Starting in Splice offers several advantages:
- Originality. Built‑in music libraries in video apps tend to push everyone toward the same handful of tracks. Our multi‑million‑sound library lets you build something that feels specific to your trip. (Splice)
- Better layering. Audio‑first tools make it easier to blend narration, ambience, and music so your story feels intentional instead of like a single song slapped under B‑roll.
- Portability. Once you’ve exported your audio, you can reuse that same track across CapCut, InShot, VN, Edits, and even desktop editors—without rebuilding it each time.
- Room to grow. If you later want more detailed mixing, you can export stems from Splice into a DAW, refine the soundtrack, and keep using it across future edits. (Splice)
Video‑centric apps are helpful, but they’re optimized for templates and quick cutting.

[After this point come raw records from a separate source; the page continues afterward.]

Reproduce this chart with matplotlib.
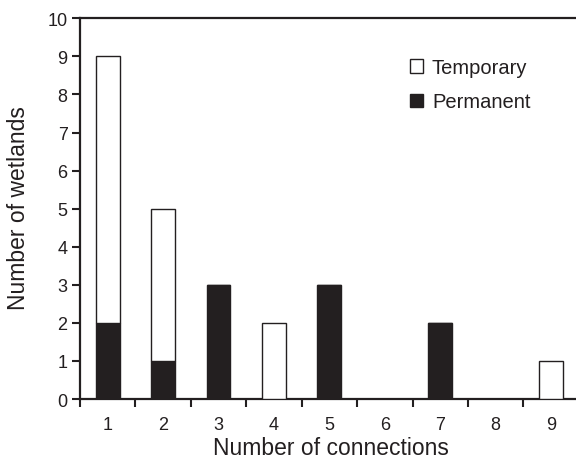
import matplotlib
matplotlib.use("Agg")
import matplotlib.pyplot as plt
from matplotlib.ticker import FixedLocator

plt.rcParams['font.family'] = ['Liberation Sans', 'DejaVu Sans']

connections = [1, 2, 3, 4, 5, 6, 7, 8, 9]
permanent = [2, 1, 3, 0, 3, 0, 2, 0, 0]
temporary = [7, 4, 0, 2, 0, 0, 0, 0, 1]
yticks = list(range(0, 11))

ink = '#231f20'

fig = plt.figure(figsize=(5.76, 4.64), dpi=100)
ax = fig.add_axes([0.1389, 0.1379, 0.8611, 0.8205])

width = 0.43
ax.bar(connections, permanent, width=width, color=ink, edgecolor=ink,
       linewidth=1.0, label='Permanent', zorder=3)
ax.bar(connections, temporary, width=width, bottom=permanent, color='white',
       edgecolor=ink, linewidth=1.0, label='Temporary', zorder=3)

ax.set_xlim(0.5, 9.45)
ax.set_ylim(0, 10)

ax.set_yticks(yticks)
ax.set_xticks(connections)
ax.xaxis.set_minor_locator(FixedLocator([x + 0.5 for x in [0] + connections]))

ax.tick_params(axis='y', which='major', length=6, width=1.5, direction='out',
               labelsize=13, pad=3, colors=ink)
ax.tick_params(axis='x', which='major', length=0, labelsize=13, pad=12,
               colors=ink)
ax.tick_params(axis='x', which='minor', length=6, width=1.5, direction='out',
               colors=ink)

for s in ['left', 'bottom', 'top']:
    ax.spines[s].set_linewidth(1.6)
    ax.spines[s].set_color(ink)
ax.spines['right'].set_visible(False)

ax.set_xlabel('Number of connections', fontsize=16.5, color=ink)
ax.set_ylabel('Number of wetlands', fontsize=16.5, color=ink)
ax.xaxis.set_label_coords(0.506, -0.097)
ax.yaxis.set_label_coords(-0.1, 0.505)

handles, labels = ax.get_legend_handles_labels()
leg = ax.legend(handles[::-1], labels[::-1], loc='upper left',
                bbox_to_anchor=(0.665, 0.895), frameon=False, fontsize=14.5,
                handlelength=0.65, handleheight=0.65, handletextpad=0.45,
                labelspacing=0.75, borderpad=0, borderaxespad=0)
for t in leg.get_texts():
    t.set_color(ink)

fig.savefig('out.png', dpi=100)
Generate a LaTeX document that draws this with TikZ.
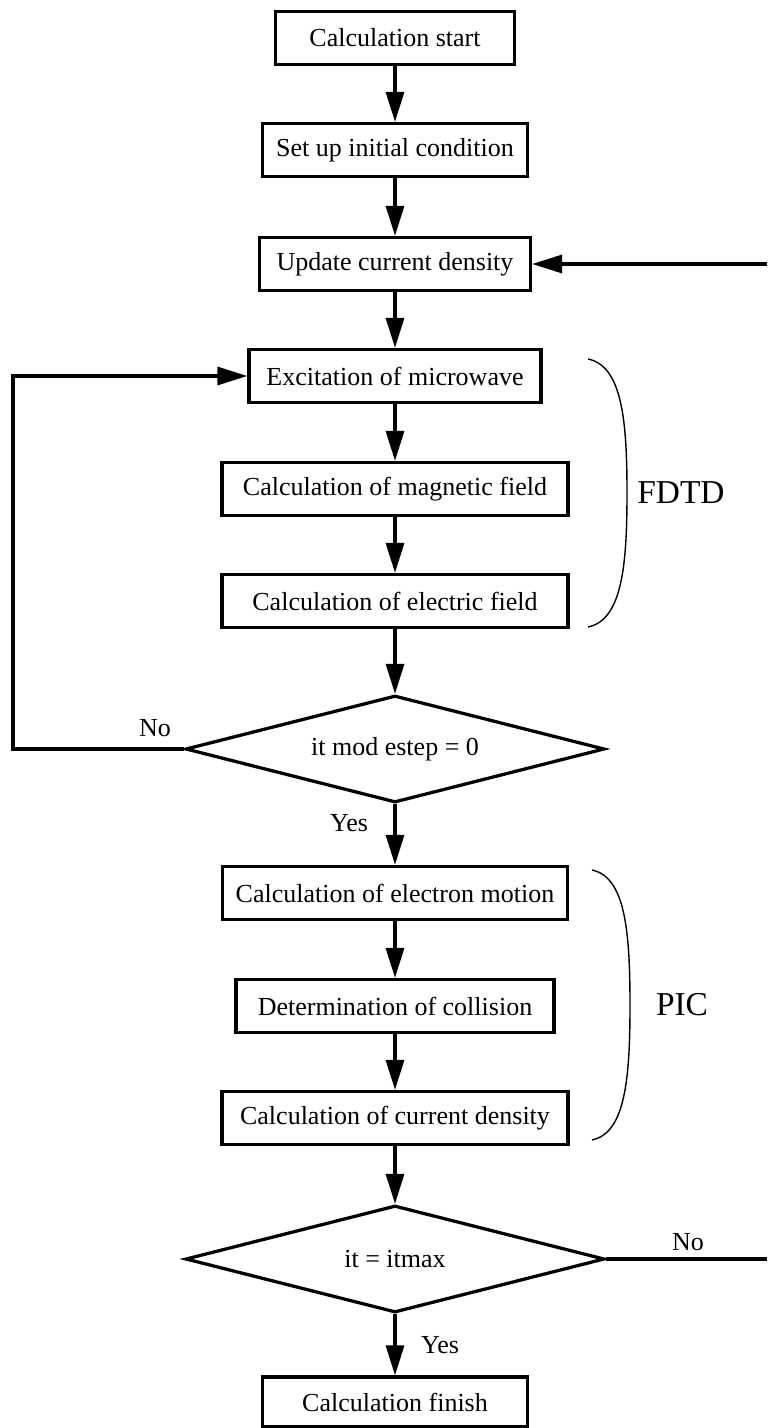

For storytellers who care about how a city sounds, anchoring your workflow in Splice keeps audio from becoming an afterthought.
How should you combine these apps in a real travel workflow?
Here’s a simple, repeatable approach that works well for U.S. travelers making social content:
- On the trip (Splice mobile)
- Record quick narration snippets and environmental sounds into Splice Stacks.
- Grab a few loops and textures that match the destination’s energy.
- On the way home (Splice)
- Build a 15–60 second audio bed per story: intro ambience, supporting beat, your narration.
- Export the mix as a single audio file.
- Back at the hotel or home (CapCut / InShot / VN / Edits)
- Import that exported audio into your preferred video app.
- Cut your travel clips to the rhythm of the soundtrack.
- Optionally: add extra voiceover in‑app, AI text‑to‑speech callouts, and auto‑captions.
- Publish and reuse
- Post to Reels, TikTok, Shorts, or your vlog channel.
- Reuse the same Splice‑built audio bed for multiple edits (portrait, landscape, montage, story‑first cut).
This hybrid workflow lets each app do what it is best at, without forcing you into a single ecosystem.
What we recommend
- Use Splice as your default tool for travel audio: record narration, layer ambiences, and build distinctive soundtracks you can reuse.
- If you want quick in‑app narration and AI voices, pair Splice audio with CapCut or VN for text‑to‑speech, voiceover, and auto‑captions. (CapCut, VN on App Store)
- For simple edits and casual reels, combine a Splice track with InShot or Instagram Edits to trim clips and add light voiceovers. (Google Play – InShot, Instagram Edits overview)
- Unless you have very advanced video needs, this two‑step setup—Splice for audio, your favorite mobile editor for visuals—covers almost every travel storytelling scenario.